Following Trump's recent election victory, the U.S. Treasury market experienced significant volatility. Despite ongoing uncertainty about Trump's specific policies, the market had already begun to price in potential impacts. Initially, the 10-year and 30-year Treasury yields surged to multi-month highs but soon retreated.
The Federal Reserve reduced interest rates by 25 basis points after the election, but concerns arose about Trump's potential tax cuts and tariffs, which might stimulate the economy and increase inflation. These fiscal plans could lead to a growing budget deficit, affecting the Fed's future rate decisions.
The bond market's short-term trends are closely tied to Fed rate decisions. Current market predictions suggest the Fed will lower the benchmark rate to 4% by 2025, a notch higher than previous estimates. Upcoming economic data, including consumer and producer prices, could trigger further market changes.

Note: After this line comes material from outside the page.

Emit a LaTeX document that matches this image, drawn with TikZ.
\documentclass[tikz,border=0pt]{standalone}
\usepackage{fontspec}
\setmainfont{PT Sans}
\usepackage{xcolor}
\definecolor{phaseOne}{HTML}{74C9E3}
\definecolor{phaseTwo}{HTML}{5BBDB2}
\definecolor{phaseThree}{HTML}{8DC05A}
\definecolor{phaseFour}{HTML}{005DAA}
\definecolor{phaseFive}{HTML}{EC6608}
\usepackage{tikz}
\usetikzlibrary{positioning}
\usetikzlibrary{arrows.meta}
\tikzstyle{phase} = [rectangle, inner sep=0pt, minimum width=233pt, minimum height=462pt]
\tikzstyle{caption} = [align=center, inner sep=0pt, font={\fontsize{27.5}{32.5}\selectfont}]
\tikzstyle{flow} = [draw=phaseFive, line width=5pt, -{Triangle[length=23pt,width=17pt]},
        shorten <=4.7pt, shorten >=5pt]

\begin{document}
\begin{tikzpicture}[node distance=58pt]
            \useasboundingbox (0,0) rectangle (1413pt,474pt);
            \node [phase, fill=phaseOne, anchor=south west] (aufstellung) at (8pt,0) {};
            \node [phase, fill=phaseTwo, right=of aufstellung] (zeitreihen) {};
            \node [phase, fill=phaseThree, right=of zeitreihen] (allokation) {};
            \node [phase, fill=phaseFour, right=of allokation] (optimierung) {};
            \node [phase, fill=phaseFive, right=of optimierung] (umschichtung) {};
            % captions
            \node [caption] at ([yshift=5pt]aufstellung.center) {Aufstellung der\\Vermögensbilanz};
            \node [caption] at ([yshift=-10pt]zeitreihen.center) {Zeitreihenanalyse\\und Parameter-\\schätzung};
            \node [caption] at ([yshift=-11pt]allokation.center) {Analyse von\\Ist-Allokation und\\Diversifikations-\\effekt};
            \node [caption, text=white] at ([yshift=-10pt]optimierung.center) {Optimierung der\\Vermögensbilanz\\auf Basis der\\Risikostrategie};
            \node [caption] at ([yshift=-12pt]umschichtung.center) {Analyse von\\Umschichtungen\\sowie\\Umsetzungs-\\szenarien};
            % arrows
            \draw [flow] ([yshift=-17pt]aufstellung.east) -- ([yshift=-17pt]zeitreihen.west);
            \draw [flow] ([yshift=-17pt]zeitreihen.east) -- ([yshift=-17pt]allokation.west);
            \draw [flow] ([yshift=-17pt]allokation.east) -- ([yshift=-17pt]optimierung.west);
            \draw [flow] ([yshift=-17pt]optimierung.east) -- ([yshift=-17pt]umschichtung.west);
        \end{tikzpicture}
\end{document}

According to key market analysts, the bond market saw a reflationary response, with rising stocks, a stronger dollar, and increasing Treasury yields. The Fed remains cautious, focusing on inflation trends and employment data. Given Trump's policies, the Fed might adjust its rate cut frequency or maintain higher rates longer.

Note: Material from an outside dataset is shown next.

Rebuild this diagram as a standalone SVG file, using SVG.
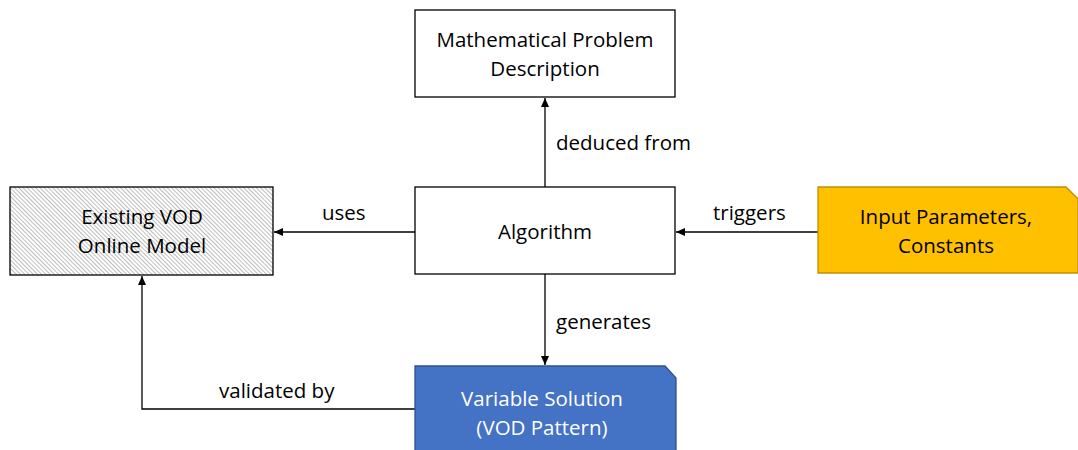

Global bond experts note that Trump's election has reinforced the existing macroeconomic changes, potentially raising inflation and Treasury yields. Some predict significant market shifts, including potential price hikes due to tariffs and continued fiscal deficits, which might disrupt the bond market.
Investment strategists emphasize the appealing opportunities in the fixed-income market, despite potential challenges. The 10-year Treasury yield offers attractive compensation above inflation levels, making certain global bonds more appealing compared to U.S. Treasuries. Emerging markets and countries with stronger fiscal positions, like Australia and the UK, could present valuable opportunities.
Overall, investment strategies are aiming at the front end of the yield curve, considering the long-term inflation risks and debt sustainability issues. Inflation protection remains attractive, and maintaining a diversified portfolio with inflation-protection securities is beneficial amid market fluctuations.